I don’t want to know how a thirty-year-old became rich and famous; I want to hear how an eighty-year-old spent her life in obscurity, kept making art, and lived a happy life. I want to know how Bill Cunningham jumped on his bicycle every day and rode around New York taking photos in his eighties. I want to know how Joan Rivers was able to tell jokes up until the very end. I want to know how in his nineties, Pablo Casals still got up every morning and practiced his cello.

Me too.

To me, the essence of this chapter was to learn to grow at your own pace and to remember to take time for reflection.

Patience is Everything

There is no measuring with time, no year matters, and ten years are nothing. Being an artist means, not reckoning and counting, but ripening like the tree which does not force its sap and stands confident in the storms of spring without the fear that after them may come no summer. It does come. But it comes only to the patient, who are there as though eternity lay before them, so unconcernedly still and wide. I learn it daily, learn it with pain to which I am grateful: patience is everything!” —Rainer Maria Rilke

“It is said an Eastern monarch once charged his wise men to invent him a sentence, to be ever in view, and which should be true and appropriate in all times and situations. They presented him the words: ‘And this, too, shall pass away.’ How much it expresses! How chastening in the hour of pride! —how consoling in the depths of affliction! ‘And this, too, shall pass away.’” —Abraham Lincoln

The fact of the matter is that art takes time. Writing a story takes time. Be ready to piece apart the work and enjoy each moment you spend on it, without worrying about the end. Yes, envision the what you want it to look like in the end, but know that it will take a series of steps to get there. Making art is about enjoying each of the individual pieces you create that will eventually add up to the whole of what you envisioned. Patience is the faith and confidence (the self-assuredness) you exhibit that you will eventually get there.
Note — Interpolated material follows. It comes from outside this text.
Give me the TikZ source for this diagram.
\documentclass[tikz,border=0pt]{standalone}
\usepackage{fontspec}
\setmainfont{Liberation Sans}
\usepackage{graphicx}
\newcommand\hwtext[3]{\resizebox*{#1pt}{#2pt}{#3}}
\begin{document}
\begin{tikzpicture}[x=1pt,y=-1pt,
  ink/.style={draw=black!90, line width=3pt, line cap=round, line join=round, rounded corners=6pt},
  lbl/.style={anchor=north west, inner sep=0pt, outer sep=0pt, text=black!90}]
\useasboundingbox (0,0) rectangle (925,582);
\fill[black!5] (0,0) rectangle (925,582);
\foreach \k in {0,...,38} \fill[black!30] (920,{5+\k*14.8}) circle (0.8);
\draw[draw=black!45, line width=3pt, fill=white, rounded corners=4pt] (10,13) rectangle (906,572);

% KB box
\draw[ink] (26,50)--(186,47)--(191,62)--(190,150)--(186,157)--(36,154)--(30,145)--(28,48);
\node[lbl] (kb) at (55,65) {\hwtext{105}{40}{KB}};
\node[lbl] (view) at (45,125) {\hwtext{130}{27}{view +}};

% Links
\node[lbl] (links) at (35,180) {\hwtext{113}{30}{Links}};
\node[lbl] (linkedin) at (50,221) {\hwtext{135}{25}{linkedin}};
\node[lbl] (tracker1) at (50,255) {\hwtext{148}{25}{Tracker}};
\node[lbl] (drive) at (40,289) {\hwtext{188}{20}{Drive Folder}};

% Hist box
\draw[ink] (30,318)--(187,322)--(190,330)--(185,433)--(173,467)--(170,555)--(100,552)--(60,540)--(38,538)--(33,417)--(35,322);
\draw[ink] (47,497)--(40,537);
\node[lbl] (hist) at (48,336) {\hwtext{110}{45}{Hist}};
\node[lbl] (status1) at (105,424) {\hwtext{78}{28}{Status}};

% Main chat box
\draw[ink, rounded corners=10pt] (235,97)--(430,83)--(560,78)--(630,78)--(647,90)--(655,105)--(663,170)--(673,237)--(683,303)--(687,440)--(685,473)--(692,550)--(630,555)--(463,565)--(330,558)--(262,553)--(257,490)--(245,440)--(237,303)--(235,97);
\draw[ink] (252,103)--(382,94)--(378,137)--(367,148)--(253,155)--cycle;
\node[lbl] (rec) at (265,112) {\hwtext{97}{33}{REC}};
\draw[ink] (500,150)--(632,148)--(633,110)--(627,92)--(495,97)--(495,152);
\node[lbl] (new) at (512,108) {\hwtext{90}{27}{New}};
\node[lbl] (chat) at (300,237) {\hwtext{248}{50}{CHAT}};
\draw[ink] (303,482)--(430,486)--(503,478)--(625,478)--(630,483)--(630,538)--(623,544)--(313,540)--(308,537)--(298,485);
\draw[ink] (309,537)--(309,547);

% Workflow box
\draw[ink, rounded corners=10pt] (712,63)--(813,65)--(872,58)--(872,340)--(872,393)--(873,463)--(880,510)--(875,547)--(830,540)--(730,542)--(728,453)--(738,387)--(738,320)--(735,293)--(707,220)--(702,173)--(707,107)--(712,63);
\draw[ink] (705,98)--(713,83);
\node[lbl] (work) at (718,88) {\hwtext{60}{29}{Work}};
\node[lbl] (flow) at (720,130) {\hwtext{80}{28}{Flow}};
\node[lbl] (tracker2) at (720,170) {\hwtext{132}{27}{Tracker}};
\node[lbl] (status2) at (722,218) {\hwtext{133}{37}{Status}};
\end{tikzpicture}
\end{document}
Believe in yourself and there will come a day when others will have no choice but to believe with you.” – Oscar Wilde

But more than others, just the first part matters. Foster your own self-belief. Create an unshakeable one. Do it by doing the small stuff first.
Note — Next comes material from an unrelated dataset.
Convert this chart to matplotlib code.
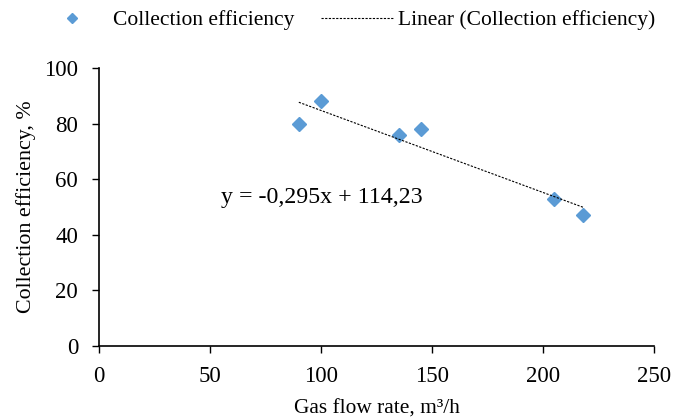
import matplotlib
matplotlib.use("Agg")
import matplotlib.pyplot as plt
import numpy as np

plt.rcParams['font.family'] = ['Liberation Serif', 'DejaVu Serif']

flow = [90, 100, 135, 145, 205, 218]
eff = [80, 88, 76, 78, 53, 47]
slope, intercept = -0.295, 114.23
xticks = [0, 50, 100, 150, 200, 250]
yticks = [0, 20, 40, 60, 80, 100]

fig = plt.figure(figsize=(6.75, 4.19), dpi=100)
ax = fig.add_axes([0.1467, 0.1742, 0.8222, 0.6635])

ax.plot(flow, eff, linestyle='none', marker='D', markersize=7,
        color='#5B9BD5', label='Collection efficiency')
xt = np.array([min(flow), max(flow)])
ax.plot(xt, slope * xt + intercept, linestyle=(0, (2, 1.3)), color='black',
        linewidth=0.8, label='Linear (Collection efficiency)')

ax.set_xlim(0, 250)
ax.set_ylim(0, 100)
ax.set_xticks(xticks)
ax.set_yticks(yticks)
ax.tick_params(axis='both', direction='out', length=5, width=1, labelsize=16.5)
ax.tick_params(axis='x', pad=9.5)
ax.tick_params(axis='y', pad=10)
for s in ['top', 'right']:
    ax.spines[s].set_visible(False)
for s in ['left', 'bottom']:
    ax.spines[s].set_linewidth(1.2)

ax.set_xlabel('Gas flow rate, m³/h', fontsize=15.4, labelpad=9)
ax.set_ylabel('Collection efficiency, %', fontsize=15.8, labelpad=6)

ax.text(55, 51.4, 'y = -0,295x + 114,23', fontsize=17.2, va='baseline', ha='left')

fig.legend(loc='center', bbox_to_anchor=(0.512, 0.952), ncol=2, frameon=False,
           fontsize=15.5, handlelength=3.35, columnspacing=1.25, handletextpad=0.2,
           markerscale=0.8, borderpad=0, borderaxespad=0)

fig.savefig('out.png', dpi=100)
Ray Bradbury encouraged new aspiring writers to start with short stories first. Then novel writing.

Start short. Don’t start out writing novels—they take too long—“write a hell of a lot of short stories,” he said. Give yourself time to improve; with each week and month, you’ll see your stories improve. He claims that it simply isn’t possible to write 52 bad short stories in a row.
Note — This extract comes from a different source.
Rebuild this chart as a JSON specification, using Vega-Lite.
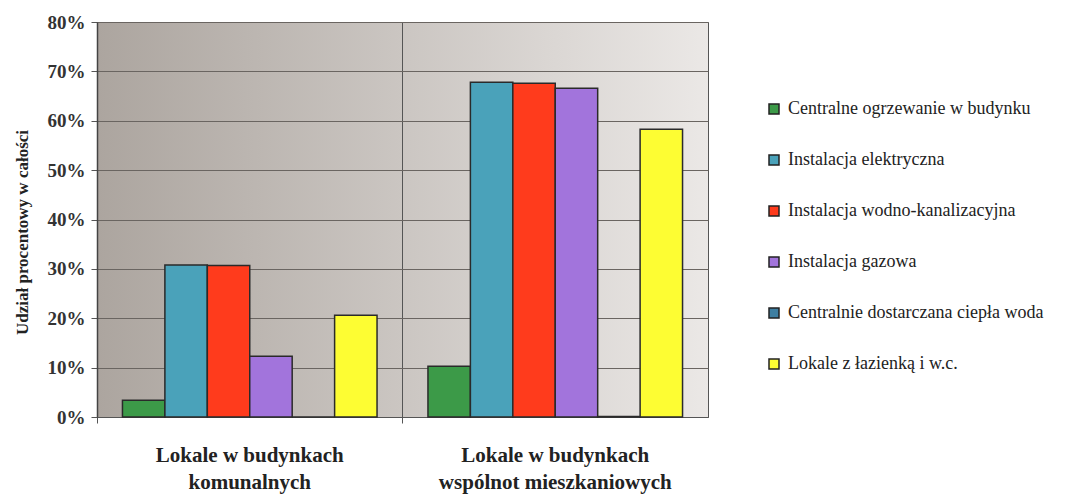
{
  "$schema": "https://vega.github.io/schema/vega-lite/v6.json",
  "autosize": "none",
  "padding": {"left": 97, "top": 22, "right": 365, "bottom": 77},
  "width": 611,
  "height": 395,
  "background": "#ffffff",
  "data": {
    "values": [
      {"grupa": "A", "seria": "Centralne ogrzewanie w budynku", "v": 0.034},
      {"grupa": "A", "seria": "Instalacja elektryczna", "v": 0.308},
      {"grupa": "A", "seria": "Instalacja wodno-kanalizacyjna", "v": 0.307},
      {"grupa": "A", "seria": "Instalacja gazowa", "v": 0.123},
      {"grupa": "A", "seria": "Centralnie dostarczana ciepła woda", "v": 0.0},
      {"grupa": "A", "seria": "Lokale z łazienką i w.c.", "v": 0.206},
      {"grupa": "B", "seria": "Centralne ogrzewanie w budynku", "v": 0.103},
      {"grupa": "B", "seria": "Instalacja elektryczna", "v": 0.678},
      {"grupa": "B", "seria": "Instalacja wodno-kanalizacyjna", "v": 0.676},
      {"grupa": "B", "seria": "Instalacja gazowa", "v": 0.666},
      {"grupa": "B", "seria": "Centralnie dostarczana ciepła woda", "v": 0.001},
      {"grupa": "B", "seria": "Lokale z łazienką i w.c.", "v": 0.583}
    ]
  },
  "config": {
    "view": {
      "stroke": "#555555",
      "strokeWidth": 1,
      "fill": {
        "gradient": "linear",
        "x1": 0, "y1": 0, "x2": 1, "y2": 0,
        "stops": [
          {"offset": 0, "color": "#aca59f"},
          {"offset": 0.5, "color": "#cbc6c2"},
          {"offset": 1, "color": "#ebe8e6"}
        ]
      }
    },
    "font": "Liberation Serif",
    "legend": {"labelFont": "Liberation Serif"}
  },
  "mark": {"type": "bar", "stroke": "#2a2a2a", "strokeWidth": 1.5},
  "encoding": {
    "x": {
      "field": "grupa",
      "type": "nominal",
      "scale": {"paddingInner": 0, "paddingOuter": 0},
      "axis": {
        "title": null,
        "labelAngle": 0,
        "labelExpr": "datum.value == 'A' ? ['Lokale w budynkach', 'komunalnych'] : ['Lokale w budynkach', 'wspólnot mieszkaniowych']",
        "labelFont": "Liberation Serif",
        "labelFontSize": 21,
        "labelFontWeight": "bold",
        "labelColor": "#222222",
        "labelPadding": 21,
        "labelLineHeight": 27,
        "labelLimit": 400,
        "bandPosition": 0,
        "grid": true,
        "gridColor": "#555555",
        "gridWidth": 1,
        "gridOpacity": 1,
        "ticks": true,
        "tickSize": 6,
        "tickColor": "#555555",
        "domainColor": "#555555"
      }
    },
    "xOffset": {
      "field": "seria",
      "type": "nominal",
      "sort": [
        "Centralne ogrzewanie w budynku",
        "Instalacja elektryczna",
        "Instalacja wodno-kanalizacyjna",
        "Instalacja gazowa",
        "Centralnie dostarczana ciepła woda",
        "Lokale z łazienką i w.c."
      ],
      "scale": {"paddingInner": 0, "paddingOuter": 0.6}
    },
    "y": {
      "field": "v",
      "type": "quantitative",
      "scale": {"domain": [0, 0.8], "nice": false},
      "axis": {
        "title": "Udział procentowy w całości",
        "titleFont": "Liberation Serif",
        "titleFontSize": 17,
        "titleFontWeight": "bold",
        "titleColor": "#222222",
        "titlePadding": 16,
        "titleY": 210,
        "format": ".0%",
        "values": [0, 0.1, 0.2, 0.3, 0.4, 0.5, 0.6, 0.7, 0.8],
        "labelFont": "Liberation Serif",
        "labelFontSize": 19,
        "labelFontWeight": "bold",
        "labelColor": "#333333",
        "labelPadding": 6,
        "grid": true,
        "gridColor": "#6a6561",
        "gridWidth": 1,
        "gridOpacity": 1,
        "tickColor": "#555555",
        "tickSize": 6,
        "domainColor": "#444444",
        "domainWidth": 1.5
      }
    },
    "color": {
      "field": "seria",
      "type": "nominal",
      "sort": [
        "Centralne ogrzewanie w budynku",
        "Instalacja elektryczna",
        "Instalacja wodno-kanalizacyjna",
        "Instalacja gazowa",
        "Centralnie dostarczana ciepła woda",
        "Lokale z łazienką i w.c."
      ],
      "scale": {
        "domain": [
          "Centralne ogrzewanie w budynku",
          "Instalacja elektryczna",
          "Instalacja wodno-kanalizacyjna",
          "Instalacja gazowa",
          "Centralnie dostarczana ciepła woda",
          "Lokale z łazienką i w.c."
        ],
        "range": ["#3c9a48", "#4aa2ba", "#ff3b1c", "#a274dc", "#3e7fa2", "#fdfd33"]
      },
      "legend": {
        "title": null,
        "orient": "none",
        "legendX": 668,
        "legendY": 78,
        "symbolType": "square",
        "symbolSize": 100,
        "symbolStrokeColor": "#222222",
        "symbolStrokeWidth": 1.5,
        "labelFont": "Liberation Serif",
        "labelFontSize": 18,
        "labelColor": "#222222",
        "labelLimit": 400,
        "labelOffset": 5,
        "rowPadding": 33,
        "symbolOffset": 0
      }
    }
  }
}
The logic is sound. It’s impossible not to improve on things you work on. As soon you have a handle on the small stuff, move on to bigger works. You’ll also get a sense of the time it takes to complete the small stuff and so you’ll be able to exercise more patience when you get to the bigger stuff.

Parting Words

Whenever life gets overwhelmingWorry less about getting things done. Worry more about things worth doing. Worry less about being a great artist. Worry more about being a good human being who makes art. Worry less about making a mark. Worry more about leaving things better than you found them.

Work patiently on making art that makes a better world. I promise it’ll be worth your while.